### Short problem
Locate, in the data below, the line that contains "Write a LaTeX" and the line that contains "(0,0) rectangle (606,739);"; reproduce exactly those two lines and every line between them, nothing more.

### Records for this exercise
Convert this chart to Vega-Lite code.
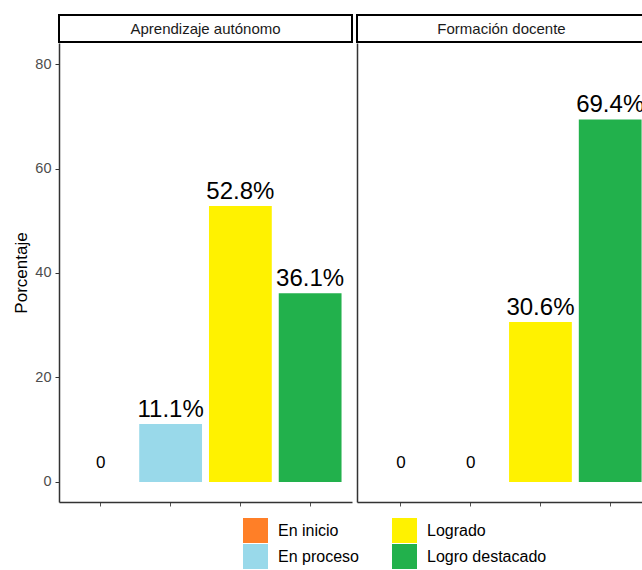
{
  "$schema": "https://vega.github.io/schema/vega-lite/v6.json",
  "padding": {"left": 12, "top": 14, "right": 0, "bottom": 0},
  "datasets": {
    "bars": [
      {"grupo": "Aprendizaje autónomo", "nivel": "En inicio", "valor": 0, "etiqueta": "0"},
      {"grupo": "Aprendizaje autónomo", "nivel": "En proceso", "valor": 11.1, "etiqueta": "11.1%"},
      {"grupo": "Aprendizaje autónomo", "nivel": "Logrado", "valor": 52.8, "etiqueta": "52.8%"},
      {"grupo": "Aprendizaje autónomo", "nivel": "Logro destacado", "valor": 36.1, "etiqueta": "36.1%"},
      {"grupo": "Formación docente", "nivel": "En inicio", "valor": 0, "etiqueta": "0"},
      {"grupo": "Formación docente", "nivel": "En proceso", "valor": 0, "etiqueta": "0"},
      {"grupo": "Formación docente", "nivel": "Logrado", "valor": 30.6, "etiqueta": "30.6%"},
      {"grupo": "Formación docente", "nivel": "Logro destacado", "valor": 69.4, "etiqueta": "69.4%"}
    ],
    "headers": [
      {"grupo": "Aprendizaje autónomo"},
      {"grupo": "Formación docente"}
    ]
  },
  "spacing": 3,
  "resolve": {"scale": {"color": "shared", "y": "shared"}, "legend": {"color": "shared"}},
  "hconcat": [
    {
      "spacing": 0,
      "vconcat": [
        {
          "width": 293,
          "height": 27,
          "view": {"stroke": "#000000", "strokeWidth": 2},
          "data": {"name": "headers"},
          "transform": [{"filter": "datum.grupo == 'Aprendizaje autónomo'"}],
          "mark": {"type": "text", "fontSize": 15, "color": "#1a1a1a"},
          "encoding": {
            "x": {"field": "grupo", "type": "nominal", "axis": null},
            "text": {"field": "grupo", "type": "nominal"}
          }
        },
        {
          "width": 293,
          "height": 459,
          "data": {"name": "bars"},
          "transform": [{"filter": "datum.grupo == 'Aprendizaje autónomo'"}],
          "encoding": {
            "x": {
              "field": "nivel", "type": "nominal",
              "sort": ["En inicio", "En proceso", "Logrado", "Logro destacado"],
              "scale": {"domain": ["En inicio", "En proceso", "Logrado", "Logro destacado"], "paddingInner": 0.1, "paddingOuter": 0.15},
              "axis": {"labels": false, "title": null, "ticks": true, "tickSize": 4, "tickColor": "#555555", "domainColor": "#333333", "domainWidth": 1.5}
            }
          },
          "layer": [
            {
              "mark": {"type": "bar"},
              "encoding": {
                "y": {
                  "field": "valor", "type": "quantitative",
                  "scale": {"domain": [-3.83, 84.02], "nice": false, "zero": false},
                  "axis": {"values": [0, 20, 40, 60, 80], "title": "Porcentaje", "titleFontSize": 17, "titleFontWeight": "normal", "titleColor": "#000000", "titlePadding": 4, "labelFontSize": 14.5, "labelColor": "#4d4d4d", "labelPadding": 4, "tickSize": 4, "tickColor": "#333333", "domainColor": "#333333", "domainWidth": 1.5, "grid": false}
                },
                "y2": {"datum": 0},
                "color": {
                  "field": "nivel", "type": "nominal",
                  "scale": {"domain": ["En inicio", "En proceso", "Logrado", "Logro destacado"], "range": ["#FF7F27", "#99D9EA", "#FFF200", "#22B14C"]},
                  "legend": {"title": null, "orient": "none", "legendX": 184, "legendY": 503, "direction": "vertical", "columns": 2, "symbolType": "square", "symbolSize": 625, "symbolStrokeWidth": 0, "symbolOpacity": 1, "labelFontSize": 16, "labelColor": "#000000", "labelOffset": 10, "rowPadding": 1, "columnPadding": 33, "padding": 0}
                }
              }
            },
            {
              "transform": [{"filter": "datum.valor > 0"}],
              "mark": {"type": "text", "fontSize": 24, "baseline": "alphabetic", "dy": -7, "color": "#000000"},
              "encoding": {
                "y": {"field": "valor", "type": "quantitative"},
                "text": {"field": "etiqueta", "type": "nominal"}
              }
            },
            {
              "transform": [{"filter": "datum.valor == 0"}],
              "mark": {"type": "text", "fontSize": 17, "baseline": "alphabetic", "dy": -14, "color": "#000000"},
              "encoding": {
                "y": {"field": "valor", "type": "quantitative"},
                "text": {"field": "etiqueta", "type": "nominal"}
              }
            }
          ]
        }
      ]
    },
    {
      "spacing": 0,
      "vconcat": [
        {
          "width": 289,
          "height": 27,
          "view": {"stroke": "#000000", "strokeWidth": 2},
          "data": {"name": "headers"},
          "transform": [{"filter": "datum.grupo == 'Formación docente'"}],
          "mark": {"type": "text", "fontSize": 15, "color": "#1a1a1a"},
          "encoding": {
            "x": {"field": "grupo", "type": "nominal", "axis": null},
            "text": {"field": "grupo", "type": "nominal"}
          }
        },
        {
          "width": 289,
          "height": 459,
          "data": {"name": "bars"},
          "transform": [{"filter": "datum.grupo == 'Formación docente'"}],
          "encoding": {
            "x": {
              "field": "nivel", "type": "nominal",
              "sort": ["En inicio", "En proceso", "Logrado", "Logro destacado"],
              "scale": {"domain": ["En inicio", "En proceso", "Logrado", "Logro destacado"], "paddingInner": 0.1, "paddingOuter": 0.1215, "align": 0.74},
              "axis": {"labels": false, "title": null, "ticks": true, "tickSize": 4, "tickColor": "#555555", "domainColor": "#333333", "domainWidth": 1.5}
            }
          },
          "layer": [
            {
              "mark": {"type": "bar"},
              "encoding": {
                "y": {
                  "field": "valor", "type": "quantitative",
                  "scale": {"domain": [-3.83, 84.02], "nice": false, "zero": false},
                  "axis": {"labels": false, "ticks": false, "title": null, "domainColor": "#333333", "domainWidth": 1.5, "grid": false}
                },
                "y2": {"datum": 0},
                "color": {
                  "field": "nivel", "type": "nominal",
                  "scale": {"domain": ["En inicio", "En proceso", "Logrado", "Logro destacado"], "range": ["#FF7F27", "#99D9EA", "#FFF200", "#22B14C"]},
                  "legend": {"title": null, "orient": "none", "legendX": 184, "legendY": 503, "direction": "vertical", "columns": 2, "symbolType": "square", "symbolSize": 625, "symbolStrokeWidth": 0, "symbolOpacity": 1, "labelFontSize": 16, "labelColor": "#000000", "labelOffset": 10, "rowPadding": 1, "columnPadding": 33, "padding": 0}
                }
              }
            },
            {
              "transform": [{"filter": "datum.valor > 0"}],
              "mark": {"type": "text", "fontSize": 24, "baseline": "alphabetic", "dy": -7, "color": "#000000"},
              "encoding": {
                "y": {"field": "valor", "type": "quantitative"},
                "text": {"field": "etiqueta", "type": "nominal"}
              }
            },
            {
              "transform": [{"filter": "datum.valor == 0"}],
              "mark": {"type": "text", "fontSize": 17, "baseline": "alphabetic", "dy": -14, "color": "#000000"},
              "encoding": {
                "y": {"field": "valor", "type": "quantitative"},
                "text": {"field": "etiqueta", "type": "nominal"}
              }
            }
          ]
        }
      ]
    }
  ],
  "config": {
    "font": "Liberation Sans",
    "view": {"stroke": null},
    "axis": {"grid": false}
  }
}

--

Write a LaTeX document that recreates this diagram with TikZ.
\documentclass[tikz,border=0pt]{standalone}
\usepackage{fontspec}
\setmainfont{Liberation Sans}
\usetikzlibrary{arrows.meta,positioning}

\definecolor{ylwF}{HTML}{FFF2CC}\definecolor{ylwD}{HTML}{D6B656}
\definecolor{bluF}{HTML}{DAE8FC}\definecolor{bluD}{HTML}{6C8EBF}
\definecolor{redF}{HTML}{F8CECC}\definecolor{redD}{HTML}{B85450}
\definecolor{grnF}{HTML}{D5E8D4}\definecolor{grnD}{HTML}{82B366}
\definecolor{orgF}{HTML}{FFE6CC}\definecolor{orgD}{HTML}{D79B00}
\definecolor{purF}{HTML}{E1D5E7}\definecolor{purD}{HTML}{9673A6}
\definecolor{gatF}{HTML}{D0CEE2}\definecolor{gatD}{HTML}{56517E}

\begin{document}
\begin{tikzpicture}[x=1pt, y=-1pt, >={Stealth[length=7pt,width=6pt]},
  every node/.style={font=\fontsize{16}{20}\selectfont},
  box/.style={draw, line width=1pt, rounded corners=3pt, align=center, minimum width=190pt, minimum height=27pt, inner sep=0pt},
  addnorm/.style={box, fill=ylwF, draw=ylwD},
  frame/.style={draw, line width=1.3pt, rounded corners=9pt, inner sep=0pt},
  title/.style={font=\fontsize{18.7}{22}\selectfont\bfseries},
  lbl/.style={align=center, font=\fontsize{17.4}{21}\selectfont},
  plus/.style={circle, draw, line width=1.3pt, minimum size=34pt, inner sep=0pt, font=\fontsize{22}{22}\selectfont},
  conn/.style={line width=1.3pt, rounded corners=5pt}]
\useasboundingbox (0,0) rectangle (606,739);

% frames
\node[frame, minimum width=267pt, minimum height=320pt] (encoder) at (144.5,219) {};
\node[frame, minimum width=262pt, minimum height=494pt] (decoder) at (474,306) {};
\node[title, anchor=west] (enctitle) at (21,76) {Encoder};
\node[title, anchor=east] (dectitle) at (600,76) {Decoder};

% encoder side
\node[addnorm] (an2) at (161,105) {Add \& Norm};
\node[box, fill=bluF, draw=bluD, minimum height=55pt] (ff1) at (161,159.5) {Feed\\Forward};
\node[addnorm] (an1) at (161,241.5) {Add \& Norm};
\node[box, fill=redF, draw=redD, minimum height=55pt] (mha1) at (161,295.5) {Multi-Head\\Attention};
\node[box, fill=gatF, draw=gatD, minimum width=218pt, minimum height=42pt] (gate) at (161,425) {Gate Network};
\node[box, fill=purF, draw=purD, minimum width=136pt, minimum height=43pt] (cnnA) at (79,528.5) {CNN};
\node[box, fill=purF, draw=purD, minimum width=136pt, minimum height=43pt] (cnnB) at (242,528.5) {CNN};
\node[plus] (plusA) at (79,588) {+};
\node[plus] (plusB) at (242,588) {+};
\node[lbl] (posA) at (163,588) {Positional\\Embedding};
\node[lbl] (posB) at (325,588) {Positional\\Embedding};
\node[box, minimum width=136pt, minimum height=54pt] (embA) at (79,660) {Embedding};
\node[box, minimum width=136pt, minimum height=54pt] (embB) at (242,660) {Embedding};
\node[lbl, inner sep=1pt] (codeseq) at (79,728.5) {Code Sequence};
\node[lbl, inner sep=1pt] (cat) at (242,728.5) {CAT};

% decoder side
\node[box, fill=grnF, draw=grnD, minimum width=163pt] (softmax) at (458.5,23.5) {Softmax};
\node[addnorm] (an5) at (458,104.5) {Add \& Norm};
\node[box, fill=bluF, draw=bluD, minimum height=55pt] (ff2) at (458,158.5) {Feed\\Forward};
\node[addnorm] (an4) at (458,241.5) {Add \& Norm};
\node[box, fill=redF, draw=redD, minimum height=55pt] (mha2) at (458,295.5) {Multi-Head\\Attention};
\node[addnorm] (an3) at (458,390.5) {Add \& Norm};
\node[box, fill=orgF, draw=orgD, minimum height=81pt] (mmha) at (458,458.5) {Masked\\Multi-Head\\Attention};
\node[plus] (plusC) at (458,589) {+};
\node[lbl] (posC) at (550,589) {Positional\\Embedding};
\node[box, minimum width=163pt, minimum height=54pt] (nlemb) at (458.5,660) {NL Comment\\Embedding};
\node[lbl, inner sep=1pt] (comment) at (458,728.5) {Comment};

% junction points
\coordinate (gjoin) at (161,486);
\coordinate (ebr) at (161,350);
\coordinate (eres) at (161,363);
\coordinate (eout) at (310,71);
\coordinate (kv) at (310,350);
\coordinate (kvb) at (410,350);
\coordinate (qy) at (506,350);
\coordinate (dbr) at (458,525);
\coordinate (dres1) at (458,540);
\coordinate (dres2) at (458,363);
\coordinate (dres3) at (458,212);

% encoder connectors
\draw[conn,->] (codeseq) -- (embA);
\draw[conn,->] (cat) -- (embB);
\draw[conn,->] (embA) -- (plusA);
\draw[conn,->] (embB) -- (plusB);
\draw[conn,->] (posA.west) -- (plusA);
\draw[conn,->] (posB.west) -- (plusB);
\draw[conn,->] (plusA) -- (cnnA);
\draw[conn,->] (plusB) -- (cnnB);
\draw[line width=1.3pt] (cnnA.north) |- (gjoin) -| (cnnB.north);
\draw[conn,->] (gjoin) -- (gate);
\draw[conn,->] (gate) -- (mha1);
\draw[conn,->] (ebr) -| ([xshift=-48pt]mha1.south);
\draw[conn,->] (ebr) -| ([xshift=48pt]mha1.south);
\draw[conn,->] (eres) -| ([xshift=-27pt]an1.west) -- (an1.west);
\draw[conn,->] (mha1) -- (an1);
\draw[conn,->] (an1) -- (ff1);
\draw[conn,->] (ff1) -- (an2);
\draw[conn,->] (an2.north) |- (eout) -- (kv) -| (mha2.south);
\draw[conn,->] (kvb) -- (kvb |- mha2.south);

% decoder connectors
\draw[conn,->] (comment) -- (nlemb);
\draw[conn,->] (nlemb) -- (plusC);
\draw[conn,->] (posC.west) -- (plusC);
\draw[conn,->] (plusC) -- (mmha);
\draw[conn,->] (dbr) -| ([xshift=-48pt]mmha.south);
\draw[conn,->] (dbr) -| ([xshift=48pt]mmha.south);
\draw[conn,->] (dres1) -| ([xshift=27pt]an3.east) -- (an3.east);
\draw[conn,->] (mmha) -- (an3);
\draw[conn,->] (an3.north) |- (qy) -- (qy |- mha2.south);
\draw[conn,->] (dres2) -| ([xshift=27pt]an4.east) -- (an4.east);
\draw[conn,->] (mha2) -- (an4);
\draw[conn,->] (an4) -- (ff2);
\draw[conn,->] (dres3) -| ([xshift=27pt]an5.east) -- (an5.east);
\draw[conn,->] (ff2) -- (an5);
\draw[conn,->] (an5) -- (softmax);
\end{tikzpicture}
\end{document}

### Response to the task
Write a LaTeX document that recreates this diagram with TikZ.
\documentclass[tikz,border=0pt]{standalone}
\usepackage{fontspec}
\setmainfont{Liberation Sans}
\usetikzlibrary{arrows.meta,positioning}

\definecolor{ylwF}{HTML}{FFF2CC}\definecolor{ylwD}{HTML}{D6B656}
\definecolor{bluF}{HTML}{DAE8FC}\definecolor{bluD}{HTML}{6C8EBF}
\definecolor{redF}{HTML}{F8CECC}\definecolor{redD}{HTML}{B85450}
\definecolor{grnF}{HTML}{D5E8D4}\definecolor{grnD}{HTML}{82B366}
\definecolor{orgF}{HTML}{FFE6CC}\definecolor{orgD}{HTML}{D79B00}
\definecolor{purF}{HTML}{E1D5E7}\definecolor{purD}{HTML}{9673A6}
\definecolor{gatF}{HTML}{D0CEE2}\definecolor{gatD}{HTML}{56517E}

\begin{document}
\begin{tikzpicture}[x=1pt, y=-1pt, >={Stealth[length=7pt,width=6pt]},
  every node/.style={font=\fontsize{16}{20}\selectfont},
  box/.style={draw, line width=1pt, rounded corners=3pt, align=center, minimum width=190pt, minimum height=27pt, inner sep=0pt},
  addnorm/.style={box, fill=ylwF, draw=ylwD},
  frame/.style={draw, line width=1.3pt, rounded corners=9pt, inner sep=0pt},
  title/.style={font=\fontsize{18.7}{22}\selectfont\bfseries},
  lbl/.style={align=center, font=\fontsize{17.4}{21}\selectfont},
  plus/.style={circle, draw, line width=1.3pt, minimum size=34pt, inner sep=0pt, font=\fontsize{22}{22}\selectfont},
  conn/.style={line width=1.3pt, rounded corners=5pt}]
\useasboundingbox (0,0) rectangle (606,739);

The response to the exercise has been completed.